If I win my motion to compel, do I automatically get my attorney fees paid?
In most cases, yes. When a motion to compel is granted, or when the missing discovery shows up only after you filed the motion, the court must generally order the non-cooperating party or their attorney to pay your reasonable expenses, including attorney fees. Exceptions exist: no award if you skipped the good-faith effort to resolve things first, if the other side’s position was substantially justified, or if an award would otherwise be unjust.
What if I file a motion to compel and lose?
You may end up paying the other side’s reasonable expenses, including attorney fees, for having to respond to your motion, unless your position was substantially justified or other circumstances make that unfair.
What can happen if someone ignores a court order to produce documents?
The consequences can be serious. The court can order that certain facts be treated as established, prevent the disobedient party from supporting or opposing specific claims or defenses, strike their pleadings, stay the case, dismiss it, or enter default judgment against them. The court can also treat the failure as contempt, and it must generally make the disobedient party pay the other side’s reasonable expenses caused by the failure.
We lost some text messages that should have been kept for the case. What happens now?
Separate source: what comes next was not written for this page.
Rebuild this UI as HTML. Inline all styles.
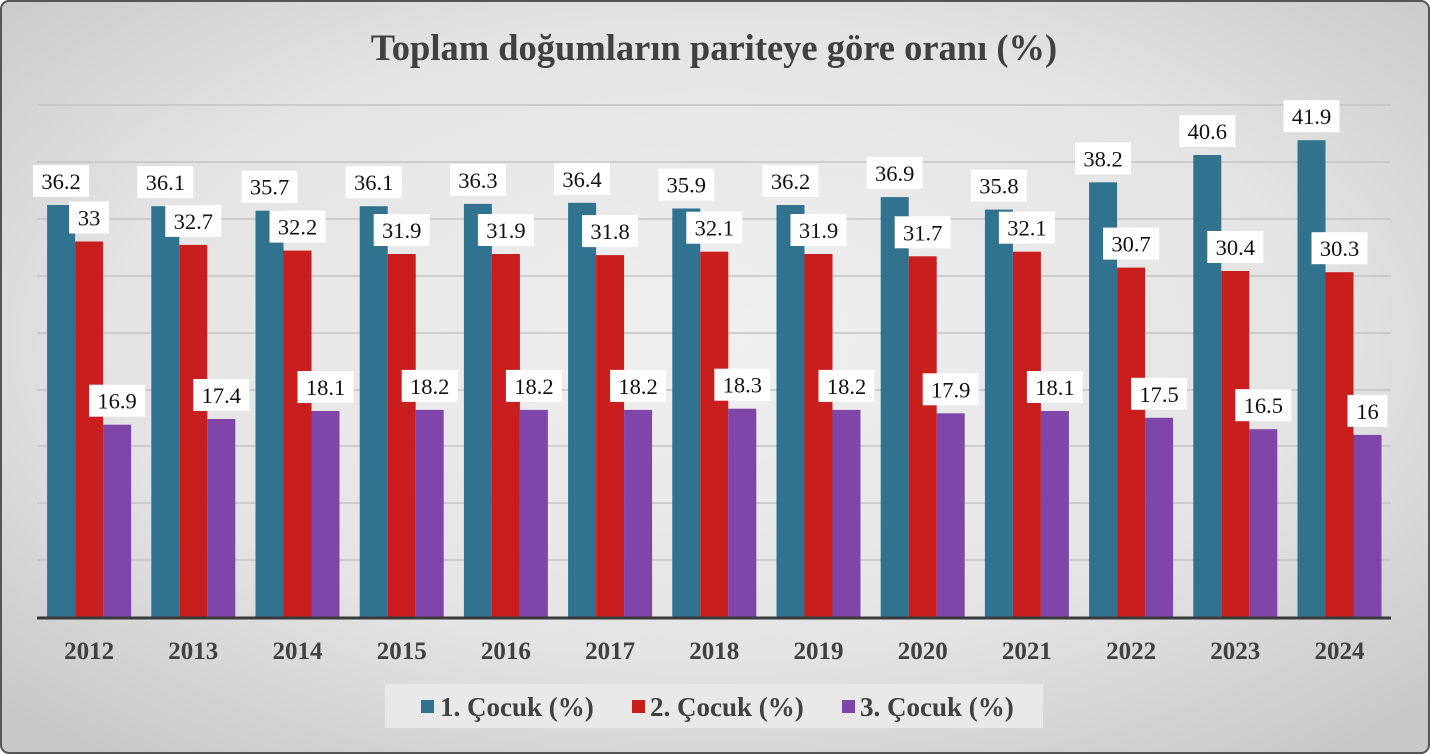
<!DOCTYPE html>
<html><head><meta charset="utf-8"><style>
html,body{margin:0;padding:0;width:1430px;height:754px;overflow:hidden;background:#fff}
svg{display:block}
.l rect{fill:#fff}
.l text{font-family:"Liberation Serif",serif;font-size:22.5px;fill:#111;text-anchor:middle}
.yr{font-family:"Liberation Serif",serif;font-weight:bold;font-size:25px;fill:#404040;text-anchor:middle}
</style></head><body>
<svg width="1430" height="754" viewBox="0 0 1430 754">
<defs>
<radialGradient id="bg" cx="50%" cy="45%" r="70%">
<stop offset="0" stop-color="#f0f0f0"/><stop offset="0.6" stop-color="#e4e4e4"/><stop offset="1" stop-color="#c8c8c8"/>
</radialGradient>
</defs>
<rect x="1" y="1" width="1428" height="752" rx="8" fill="url(#bg)" stroke="#555" stroke-width="2"/>
<text x="714" y="60" text-anchor="middle" font-family="Liberation Serif,serif" font-weight="bold" font-size="36.5" fill="#404040">Toplam doğumların pariteye göre oranı (%)</text>
<g stroke="#c4c4c4" stroke-width="1.5">
<line x1="37" x2="1391" y1="105" y2="105"/><line x1="37" x2="1391" y1="162" y2="162"/><line x1="37" x2="1391" y1="219" y2="219"/><line x1="37" x2="1391" y1="276" y2="276"/><line x1="37" x2="1391" y1="333" y2="333"/><line x1="37" x2="1391" y1="390" y2="390"/><line x1="37" x2="1391" y1="446" y2="446"/><line x1="37" x2="1391" y1="503" y2="503"/><line x1="37" x2="1391" y1="560" y2="560"/>
</g>

<g transform="translate(89.1,617)"><rect x="-42" y="-412" width="28" height="412" fill="#31728f"/><rect x="-14" y="-375.5" width="28" height="375.5" fill="#c81e1e"/><rect x="14" y="-192.3" width="28" height="192.3" fill="#7f45a8"/>
<g class="l"><rect x="-56" y="-452" width="56" height="32"/><text x="-28" y="-428">36.2</text><rect x="-20" y="-415.5" width="40" height="32"/><text x="0" y="-391.5">33</text><rect x="0" y="-232.3" width="56" height="32"/><text x="28" y="-208.3">16.9</text></g></g>

<g transform="translate(193.3,617)"><rect x="-42" y="-410.8" width="28" height="410.8" fill="#31728f"/><rect x="-14" y="-372.1" width="28" height="372.1" fill="#c81e1e"/><rect x="14" y="-198" width="28" height="198" fill="#7f45a8"/>
<g class="l"><rect x="-56" y="-450.8" width="56" height="32"/><text x="-28" y="-426.8">36.1</text><rect x="-28" y="-412.1" width="56" height="32"/><text x="0" y="-388.1">32.7</text><rect x="0" y="-238" width="56" height="32"/><text x="28" y="-214">17.4</text></g></g>

<g transform="translate(297.5,617)"><rect x="-42" y="-406.3" width="28" height="406.3" fill="#31728f"/><rect x="-14" y="-366.4" width="28" height="366.4" fill="#c81e1e"/><rect x="14" y="-206" width="28" height="206" fill="#7f45a8"/>
<g class="l"><rect x="-56" y="-446.3" width="56" height="32"/><text x="-28" y="-422.3">35.7</text><rect x="-28" y="-406.4" width="56" height="32"/><text x="0" y="-382.4">32.2</text><rect x="0" y="-246" width="56" height="32"/><text x="28" y="-222">18.1</text></g></g>

<g transform="translate(401.7,617)"><rect x="-42" y="-410.8" width="28" height="410.8" fill="#31728f"/><rect x="-14" y="-363" width="28" height="363" fill="#c81e1e"/><rect x="14" y="-207.1" width="28" height="207.1" fill="#7f45a8"/>
<g class="l"><rect x="-56" y="-450.8" width="56" height="32"/><text x="-28" y="-426.8">36.1</text><rect x="-28" y="-403" width="56" height="32"/><text x="0" y="-379">31.9</text><rect x="0" y="-247.1" width="56" height="32"/><text x="28" y="-223.1">18.2</text></g></g>

<g transform="translate(505.9,617)"><rect x="-42" y="-413.1" width="28" height="413.1" fill="#31728f"/><rect x="-14" y="-363" width="28" height="363" fill="#c81e1e"/><rect x="14" y="-207.1" width="28" height="207.1" fill="#7f45a8"/>
<g class="l"><rect x="-56" y="-453.1" width="56" height="32"/><text x="-28" y="-429.1">36.3</text><rect x="-28" y="-403" width="56" height="32"/><text x="0" y="-379">31.9</text><rect x="0" y="-247.1" width="56" height="32"/><text x="28" y="-223.1">18.2</text></g></g>

<g transform="translate(610.1,617)"><rect x="-42" y="-414.2" width="28" height="414.2" fill="#31728f"/><rect x="-14" y="-361.9" width="28" height="361.9" fill="#c81e1e"/><rect x="14" y="-207.1" width="28" height="207.1" fill="#7f45a8"/>
<g class="l"><rect x="-56" y="-454.2" width="56" height="32"/><text x="-28" y="-430.2">36.4</text><rect x="-28" y="-401.9" width="56" height="32"/><text x="0" y="-377.9">31.8</text><rect x="0" y="-247.1" width="56" height="32"/><text x="28" y="-223.1">18.2</text></g></g>

<g transform="translate(714.3,617)"><rect x="-42" y="-408.5" width="28" height="408.5" fill="#31728f"/><rect x="-14" y="-365.3" width="28" height="365.3" fill="#c81e1e"/><rect x="14" y="-208.3" width="28" height="208.3" fill="#7f45a8"/>
<g class="l"><rect x="-56" y="-448.5" width="56" height="32"/><text x="-28" y="-424.5">35.9</text><rect x="-28" y="-405.3" width="56" height="32"/><text x="0" y="-381.3">32.1</text><rect x="0" y="-248.3" width="56" height="32"/><text x="28" y="-224.3">18.3</text></g></g>

<g transform="translate(818.5,617)"><rect x="-42" y="-412" width="28" height="412" fill="#31728f"/><rect x="-14" y="-363" width="28" height="363" fill="#c81e1e"/><rect x="14" y="-207.1" width="28" height="207.1" fill="#7f45a8"/>
<g class="l"><rect x="-56" y="-452" width="56" height="32"/><text x="-28" y="-428">36.2</text><rect x="-28" y="-403" width="56" height="32"/><text x="0" y="-379">31.9</text><rect x="0" y="-247.1" width="56" height="32"/><text x="28" y="-223.1">18.2</text></g></g>

<g transform="translate(922.7,617)"><rect x="-42" y="-419.9" width="28" height="419.9" fill="#31728f"/><rect x="-14" y="-360.7" width="28" height="360.7" fill="#c81e1e"/><rect x="14" y="-203.7" width="28" height="203.7" fill="#7f45a8"/>
<g class="l"><rect x="-56" y="-459.9" width="56" height="32"/><text x="-28" y="-435.9">36.9</text><rect x="-28" y="-400.7" width="56" height="32"/><text x="0" y="-376.7">31.7</text><rect x="0" y="-243.7" width="56" height="32"/><text x="28" y="-219.7">17.9</text></g></g>

<g transform="translate(1026.9,617)"><rect x="-42" y="-407.4" width="28" height="407.4" fill="#31728f"/><rect x="-14" y="-365.3" width="28" height="365.3" fill="#c81e1e"/><rect x="14" y="-206" width="28" height="206" fill="#7f45a8"/>
<g class="l"><rect x="-56" y="-447.4" width="56" height="32"/><text x="-28" y="-423.4">35.8</text><rect x="-28" y="-405.3" width="56" height="32"/><text x="0" y="-381.3">32.1</text><rect x="0" y="-246" width="56" height="32"/><text x="28" y="-222">18.1</text></g></g>

<g transform="translate(1131.1,617)"><rect x="-42" y="-434.7" width="28" height="434.7" fill="#31728f"/><rect x="-14" y="-349.4" width="28" height="349.4" fill="#c81e1e"/><rect x="14" y="-199.2" width="28" height="199.2" fill="#7f45a8"/>
<g class="l"><rect x="-56" y="-474.7" width="56" height="32"/><text x="-28" y="-450.7">38.2</text><rect x="-28" y="-389.4" width="56" height="32"/><text x="0" y="-365.4">30.7</text><rect x="0" y="-239.2" width="56" height="32"/><text x="28" y="-215.2">17.5</text></g></g>

<g transform="translate(1235.3,617)"><rect x="-42" y="-462" width="28" height="462" fill="#31728f"/><rect x="-14" y="-346" width="28" height="346" fill="#c81e1e"/><rect x="14" y="-187.8" width="28" height="187.8" fill="#7f45a8"/>
<g class="l"><rect x="-56" y="-502" width="56" height="32"/><text x="-28" y="-478">40.6</text><rect x="-28" y="-386" width="56" height="32"/><text x="0" y="-362">30.4</text><rect x="0" y="-227.8" width="56" height="32"/><text x="28" y="-203.8">16.5</text></g></g>

<g transform="translate(1339.5,617)"><rect x="-42" y="-476.8" width="28" height="476.8" fill="#31728f"/><rect x="-14" y="-344.8" width="28" height="344.8" fill="#c81e1e"/><rect x="14" y="-182.1" width="28" height="182.1" fill="#7f45a8"/>
<g class="l"><rect x="-56" y="-516.8" width="56" height="32"/><text x="-28" y="-492.8">41.9</text><rect x="-28" y="-384.8" width="56" height="32"/><text x="0" y="-360.8">30.3</text><rect x="8" y="-222.1" width="40" height="32"/><text x="28" y="-198.1">16</text></g></g>

<line x1="37" x2="1391" y1="618" y2="618" stroke="#3a3a3a" stroke-width="3"/>

<g class="yr">
<text x="89.1" y="659">2012</text><text x="193.3" y="659">2013</text><text x="297.5" y="659">2014</text><text x="401.7" y="659">2015</text><text x="505.9" y="659">2016</text><text x="610.1" y="659">2017</text><text x="714.3" y="659">2018</text><text x="818.5" y="659">2019</text><text x="922.7" y="659">2020</text><text x="1026.9" y="659">2021</text><text x="1131.1" y="659">2022</text><text x="1235.3" y="659">2023</text><text x="1339.5" y="659">2024</text>
</g>

<rect x="385" y="684" width="658" height="44" fill="#e9e9e9"/>
<g font-family="Liberation Serif,serif" font-weight="bold" font-size="27" fill="#404040">
<rect x="421" y="700" width="13" height="13" fill="#31728f"/><text x="440" y="716">1. Çocuk (%)</text>
<rect x="632" y="700" width="13" height="13" fill="#c81e1e"/><text x="650" y="716">2. Çocuk (%)</text>
<rect x="842" y="700" width="13" height="13" fill="#7f45a8"/><text x="860" y="716">3. Çocuk (%)</text>
</g>
</svg>
</body></html>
It depends on why the messages were lost and whether the other side was harmed. If a party failed to take reasonable steps to preserve information it should have preserved once litigation was anticipated, and it cannot be recovered through other discovery, a court can order steps to fix any unfair harm. If the loss was intentional, meaning done to keep the other side from using the information, the court can go further: presuming the lost material was unfavorable, telling the jury it may or must assume that, or even dismissing the case or entering default judgment.
Advisory Committee Comments--1996 Amendments
This change conforms the rule to its federal counterpart, consistent with the ongoing differences between the two rules.